2015 Fiscal Year Research-status Report
カンドル理論とはめ込み理論を用いたローズマン変形の研究
Project/Area Number |
26400082
|
Research Institution | Tokyo Gakugei University |
Principal Investigator |
田中 心 東京学芸大学, 教育学部, 准教授 (70448950)
|
Project Period (FY) |
2014-04-01 – 2017-03-31
|
Keywords | トポロジー / 曲面結び目 / カンドル / はめ込み |
Outline of Annual Research Achievements |
当該年度(H27年度)は、引き続き、曲面結び目図式のローズマン変形の独立性についての研究を行った。 三重点に関わる変形に関して次の成果を得た。同値な球面結び目図式のペアで、ローズマン変形列の中にT2変形(=四面体変形)が生じるような例を構成した。図式に対する不変量で、その値がT2変形以外で不変になるようなものを構成することが証明の鍵であった。これは、カンドルコサイクル不変量のアイデアを用いている点からも興味深い。この成果(と以前に得られていた三重点に関する成果)を、上智大学の大城加奈子氏・大阪市立大学の河村建吾氏との共著論文としてまとめ、プレプリントとしてオンライン(arXiv)で公表した。
その他、一次元結び目理論の図式に関わる研究にも(前年度に引き続き)取り組んだ。
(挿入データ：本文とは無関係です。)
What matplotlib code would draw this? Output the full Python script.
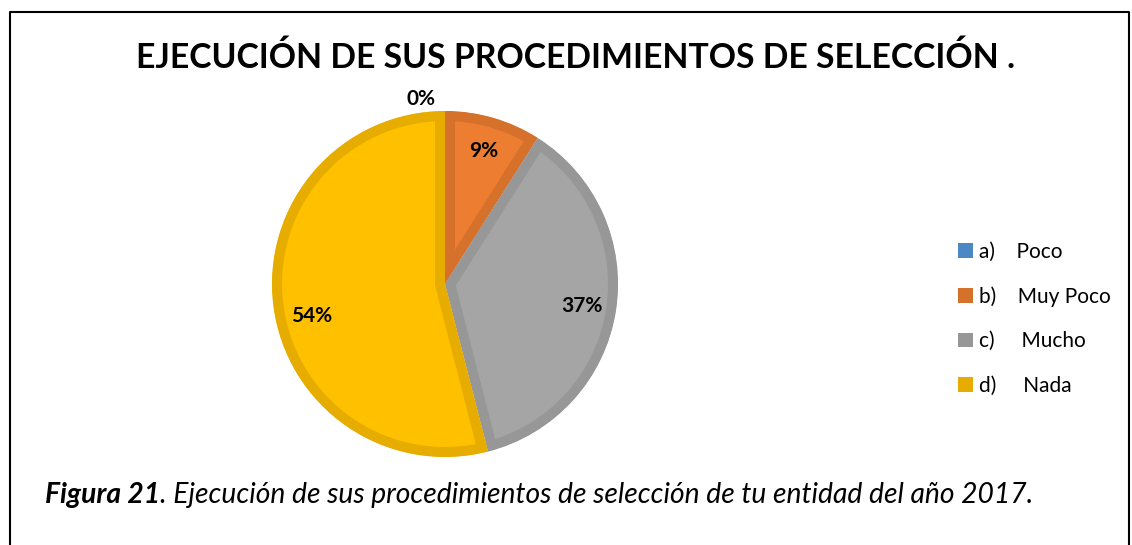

国士舘大学の新庄玲子氏と共同で、結び目図式の同調補領域(/非同調補領域)の個数に関する研究を行い、非同調補領域の個数が結び目の標準的種数と関係していることを明らかにした。また、その流れで、標準的種数に関する有名未解決問題である「Tripp-Nakamura予想」にチャレンジし、「素でない交代結び目のホワイトヘッド二重化結び目」に関して一定の成果を得た。これらの成果に関しては、現在論文を執筆中である。
当該年度(H27年度)は、新たに二本の論文の採録が決定した。また、国内外の研究集会やセミナーに出席し、専門知識を学ぶと共に、結び目理論研究者たちと議論を交わした。その際の旅費を科研費から捻出した。
|
Current Status of Research Progress |
Current Status of Research Progress
2: Research has progressed on the whole more than it was originally planned.
Reason
交付申請書に記載した実施計画では、T2変形に関する研究がH26年度、ブランチ点に関する研究がH27年度の予定であった。取り組む順序は逆になってしまったが、上記に記載の通り、T2変形に関して興味深い結果が得られているため。また、前年度から取り組んでいる「一次元結び目理論の図式に関する研究」に関しても、興味深い結果が得られつつあるため。
|
Strategy for Future Research Activity |
H28年度は、最小三重点数に関する研究に取り組む。九州大学の野坂武史氏による多重線形形式不変量に着目している。この理論を介することで、大阪市立大学の河内明夫氏によるトージョン絡み形式の図式的な意味を明らかにし、最小三重点数の研究へと繋げていきたい。
|
Causes of Carryover |
H27年度は予定通り執行できたが、前年度(H26年度)からの繰り越し金が一部残る形となった。
|
Expenditure Plan for Carryover Budget |
H28年度は、交付申請書に記載の実施計画に従って、研究費を使用する予定である。学内業務が早めに分かった場合は、海外から研究者を招へいするなど、柔軟に対応する。